Monthly payments to mtg principal is a great strategy that no no bank official will ever mention. Great Article
The logic is there, but I’m guessing in the early years of a mortgage the cash for extra payments isn’t for most people.
Jonathan, as I clicked on Humble Dollar this morning (unique to see your name on a Friday morning article!), I just so happened to be penning an email containing thoughts I wished I’d expressed in a difficult conversation at work yesterday–which only occurred to me at 3:30am this morning, waking me from my sleep. So yes, I know what you mean about coming up with the “winning argument” after the fact!
Regarding your article, what an excellent explanation you provided. It is so very clear to me now, and your recurring 5% example toward the end perfectly illustrated the point. Thanks!

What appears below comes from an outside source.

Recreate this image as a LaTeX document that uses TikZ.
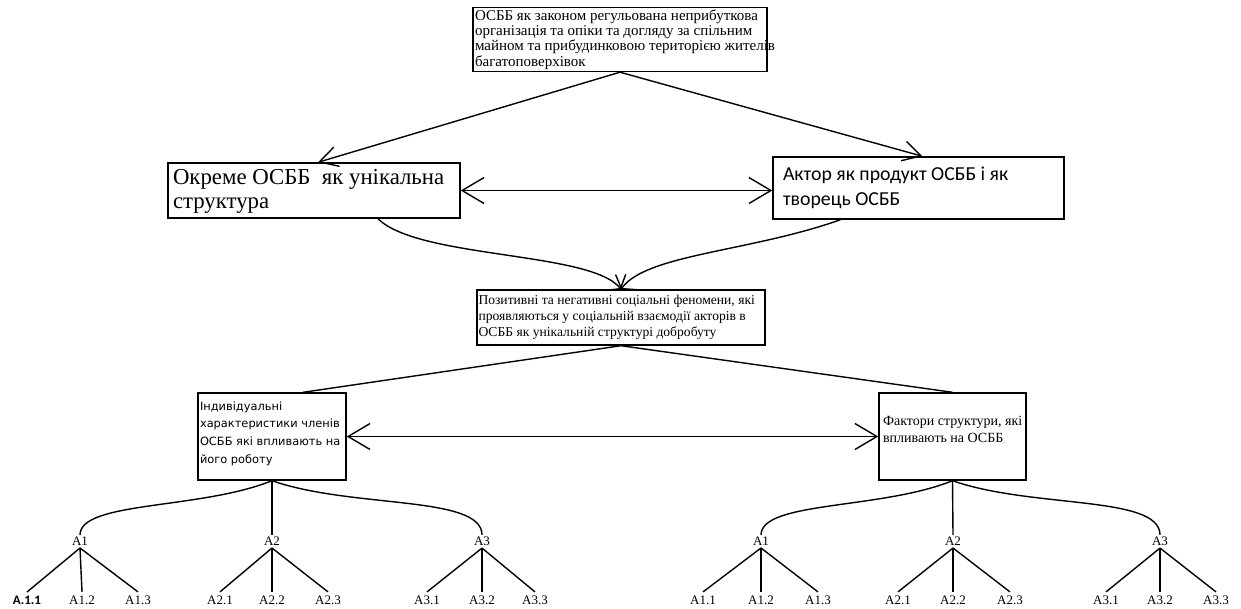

I was not super aggressive making extra payments on our house in the early years of our fixed rate mortgage; just an occasional extra from time to time. Then about 12 years in I realized I hated having that monthly payment hanging over my head and became laser focused on ridding myself of that burden; I became fanatical and paid it off before we hit the start of year year 15. Since it was a 30 year fixed mortgage it was amazing how the months at the end disappeared from my Excel amortization table with each extra payment to principal. In the end I saved over $130,000 in interest payments. If only I had been paying attention at the beginning, instead of just paying interest! 😉
“HAVE YOU EVER HAD one of those debates where you come up with the winning argument—hours later, long after everybody has gone home?”
Let’s just change this to “… long after my wife has gone to bed”. Happens to me all the time on every argument with her.